Goal » Check each line of the listing, and copy it if it contains the word "this".

Data records »

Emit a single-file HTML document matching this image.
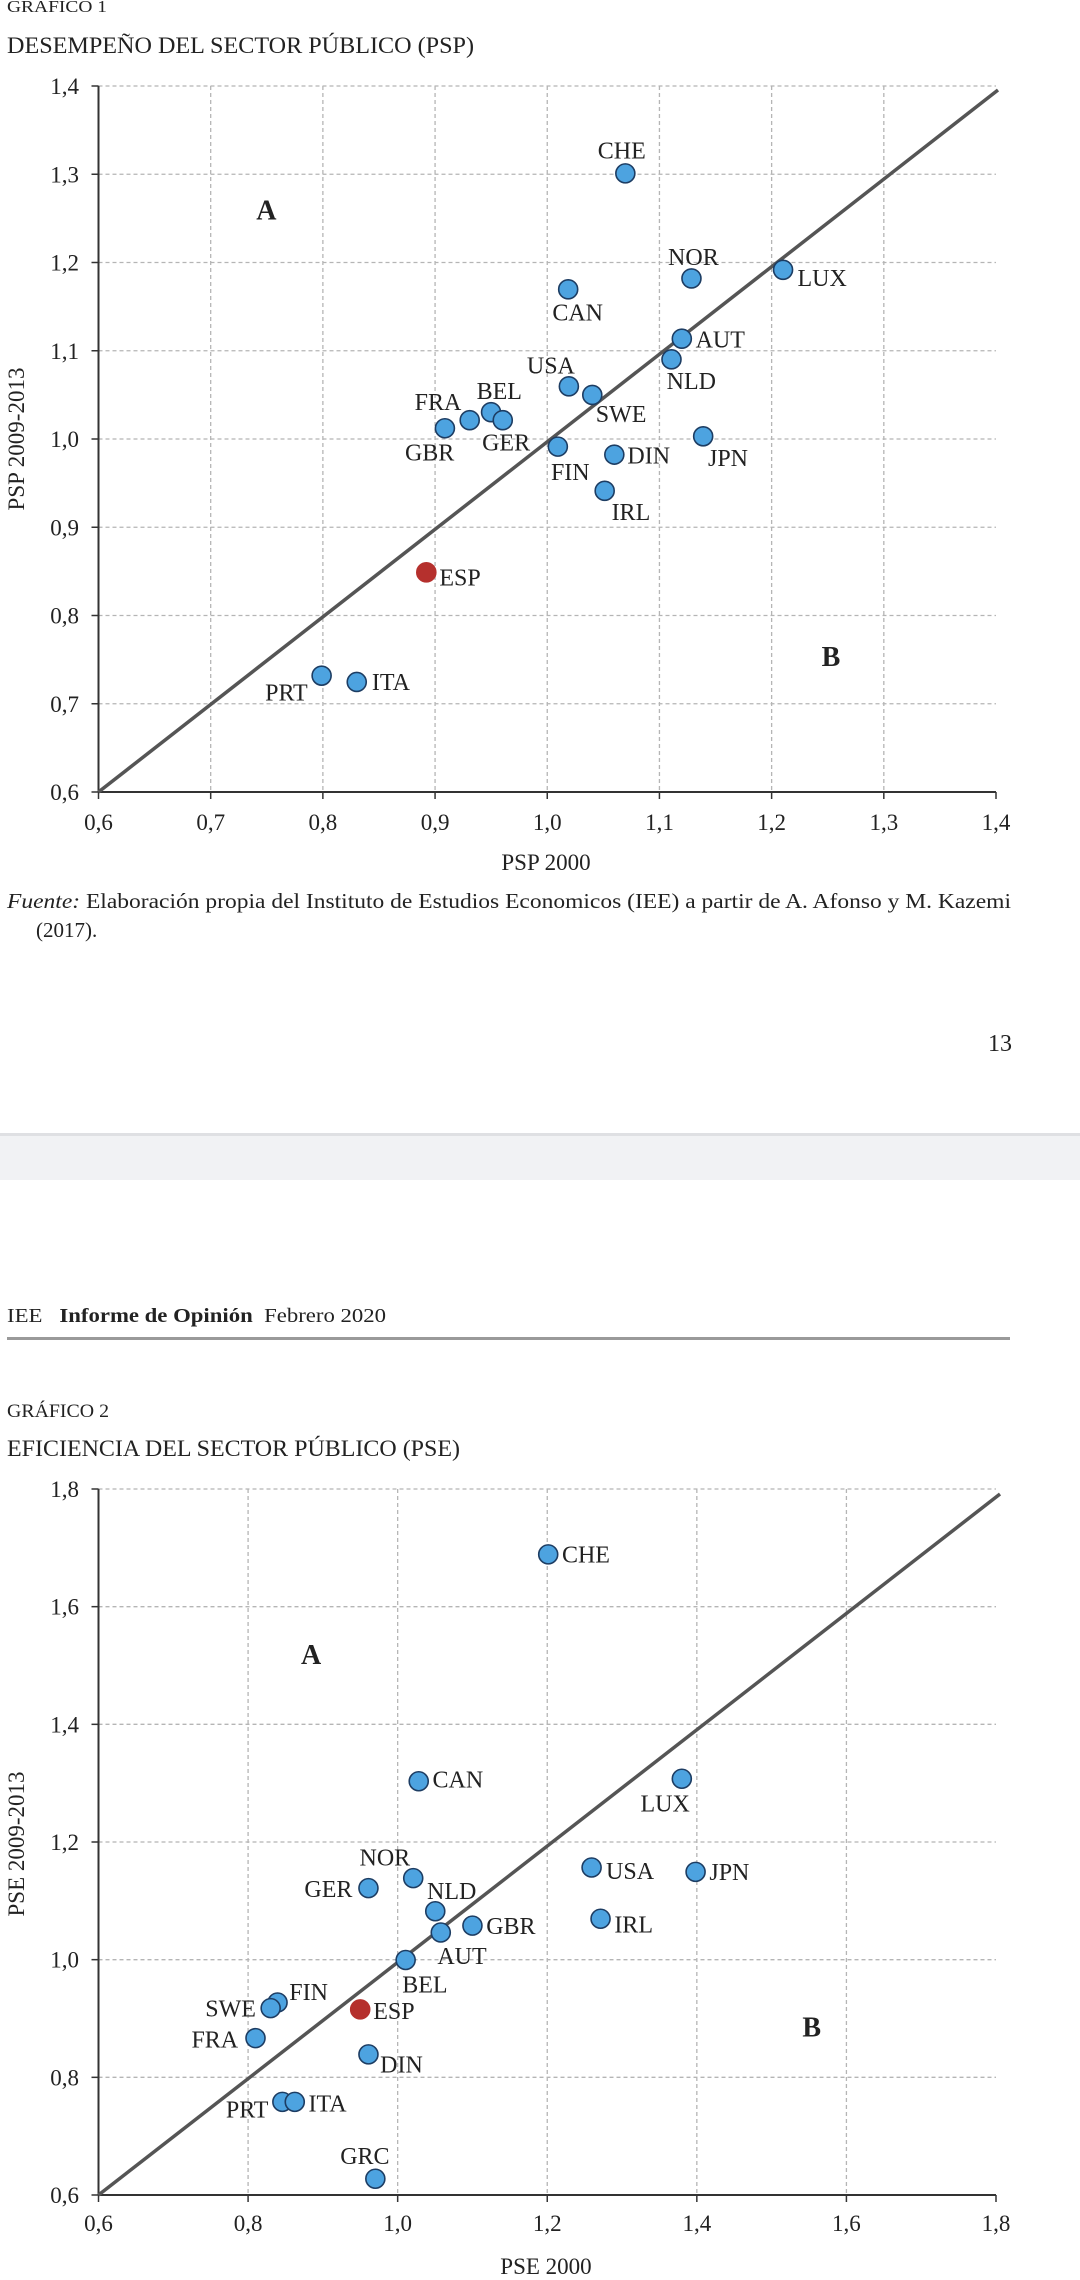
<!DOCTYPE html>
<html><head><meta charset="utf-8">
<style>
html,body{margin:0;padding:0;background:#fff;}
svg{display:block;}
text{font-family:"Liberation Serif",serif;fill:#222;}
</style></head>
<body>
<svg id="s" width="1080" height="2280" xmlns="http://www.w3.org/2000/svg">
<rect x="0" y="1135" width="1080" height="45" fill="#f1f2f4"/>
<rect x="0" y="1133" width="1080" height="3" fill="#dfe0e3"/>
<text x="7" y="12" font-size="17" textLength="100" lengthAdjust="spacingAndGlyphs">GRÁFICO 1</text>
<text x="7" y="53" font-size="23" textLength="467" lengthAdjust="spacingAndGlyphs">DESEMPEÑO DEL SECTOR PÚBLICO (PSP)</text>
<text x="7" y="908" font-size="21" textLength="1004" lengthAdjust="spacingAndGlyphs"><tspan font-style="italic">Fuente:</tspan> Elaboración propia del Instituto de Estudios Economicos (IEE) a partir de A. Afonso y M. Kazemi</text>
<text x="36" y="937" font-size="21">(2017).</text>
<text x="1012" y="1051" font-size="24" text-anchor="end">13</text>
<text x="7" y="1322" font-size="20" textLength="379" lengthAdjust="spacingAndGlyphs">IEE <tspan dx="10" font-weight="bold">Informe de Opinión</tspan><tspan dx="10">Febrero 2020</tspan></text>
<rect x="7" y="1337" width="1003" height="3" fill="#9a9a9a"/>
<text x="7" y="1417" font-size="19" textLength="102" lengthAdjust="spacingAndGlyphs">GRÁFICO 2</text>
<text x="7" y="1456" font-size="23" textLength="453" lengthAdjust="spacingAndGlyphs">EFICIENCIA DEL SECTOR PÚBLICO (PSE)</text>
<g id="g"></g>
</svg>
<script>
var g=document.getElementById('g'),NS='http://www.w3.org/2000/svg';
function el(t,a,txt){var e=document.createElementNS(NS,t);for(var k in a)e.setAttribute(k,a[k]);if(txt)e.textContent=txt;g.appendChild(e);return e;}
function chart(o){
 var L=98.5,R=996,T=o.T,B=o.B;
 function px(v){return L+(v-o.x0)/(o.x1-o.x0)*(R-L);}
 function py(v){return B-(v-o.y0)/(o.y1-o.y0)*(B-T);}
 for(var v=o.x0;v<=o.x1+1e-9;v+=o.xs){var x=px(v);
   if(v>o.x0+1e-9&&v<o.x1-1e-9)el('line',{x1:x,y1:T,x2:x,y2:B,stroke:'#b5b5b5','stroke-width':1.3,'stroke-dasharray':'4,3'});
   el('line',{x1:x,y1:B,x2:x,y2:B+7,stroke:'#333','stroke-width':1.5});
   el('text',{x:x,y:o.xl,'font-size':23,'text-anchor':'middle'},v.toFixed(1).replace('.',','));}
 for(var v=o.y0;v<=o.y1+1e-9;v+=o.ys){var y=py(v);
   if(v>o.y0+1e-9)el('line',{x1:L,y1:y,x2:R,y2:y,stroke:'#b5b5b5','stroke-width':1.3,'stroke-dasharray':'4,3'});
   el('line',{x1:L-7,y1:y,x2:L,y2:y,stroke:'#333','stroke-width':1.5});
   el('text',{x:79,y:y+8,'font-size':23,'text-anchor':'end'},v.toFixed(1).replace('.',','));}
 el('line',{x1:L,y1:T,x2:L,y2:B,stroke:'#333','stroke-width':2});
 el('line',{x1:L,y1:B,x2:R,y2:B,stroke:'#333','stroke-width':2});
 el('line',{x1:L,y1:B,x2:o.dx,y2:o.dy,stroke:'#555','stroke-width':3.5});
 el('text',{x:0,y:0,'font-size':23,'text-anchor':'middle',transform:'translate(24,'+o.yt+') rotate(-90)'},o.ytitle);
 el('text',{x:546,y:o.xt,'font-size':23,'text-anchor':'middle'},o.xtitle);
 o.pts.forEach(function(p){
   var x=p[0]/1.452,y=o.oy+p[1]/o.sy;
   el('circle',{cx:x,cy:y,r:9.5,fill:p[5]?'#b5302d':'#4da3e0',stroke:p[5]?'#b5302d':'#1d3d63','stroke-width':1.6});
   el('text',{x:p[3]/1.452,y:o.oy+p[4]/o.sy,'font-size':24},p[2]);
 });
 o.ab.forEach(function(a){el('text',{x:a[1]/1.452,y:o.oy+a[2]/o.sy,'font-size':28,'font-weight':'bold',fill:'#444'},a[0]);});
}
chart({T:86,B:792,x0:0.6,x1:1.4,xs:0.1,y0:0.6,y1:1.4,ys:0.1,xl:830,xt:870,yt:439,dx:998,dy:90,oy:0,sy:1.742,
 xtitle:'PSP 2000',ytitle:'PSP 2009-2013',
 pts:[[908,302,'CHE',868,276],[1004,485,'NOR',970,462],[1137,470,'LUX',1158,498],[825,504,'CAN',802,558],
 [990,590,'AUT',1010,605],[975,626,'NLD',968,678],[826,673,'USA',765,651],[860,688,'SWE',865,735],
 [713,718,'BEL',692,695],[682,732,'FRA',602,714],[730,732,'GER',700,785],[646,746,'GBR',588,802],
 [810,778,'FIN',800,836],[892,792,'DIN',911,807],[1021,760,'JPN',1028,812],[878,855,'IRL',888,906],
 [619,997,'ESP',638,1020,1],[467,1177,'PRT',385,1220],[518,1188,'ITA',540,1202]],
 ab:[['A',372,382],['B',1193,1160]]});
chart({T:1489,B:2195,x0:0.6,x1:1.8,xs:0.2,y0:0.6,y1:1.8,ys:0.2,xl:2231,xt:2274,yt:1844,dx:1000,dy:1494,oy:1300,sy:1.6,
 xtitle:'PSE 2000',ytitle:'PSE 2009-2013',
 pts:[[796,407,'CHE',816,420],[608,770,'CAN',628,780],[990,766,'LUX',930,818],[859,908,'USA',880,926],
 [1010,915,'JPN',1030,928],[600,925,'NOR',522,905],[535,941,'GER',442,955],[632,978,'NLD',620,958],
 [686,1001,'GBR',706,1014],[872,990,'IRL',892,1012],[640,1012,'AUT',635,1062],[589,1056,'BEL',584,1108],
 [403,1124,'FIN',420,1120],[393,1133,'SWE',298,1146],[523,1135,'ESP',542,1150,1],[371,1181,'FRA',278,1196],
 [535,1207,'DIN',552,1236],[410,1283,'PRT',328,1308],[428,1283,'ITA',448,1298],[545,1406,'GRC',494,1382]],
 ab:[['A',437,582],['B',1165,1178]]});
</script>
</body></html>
--
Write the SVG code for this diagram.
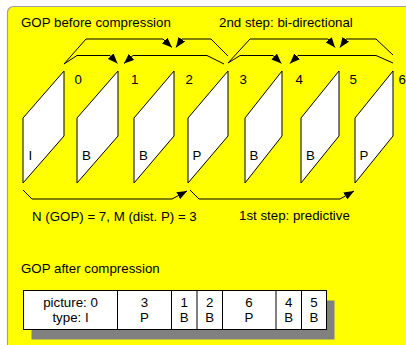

Reply to the task »
Emit a single-file HTML document matching this image.
Write the SVG code for this diagram.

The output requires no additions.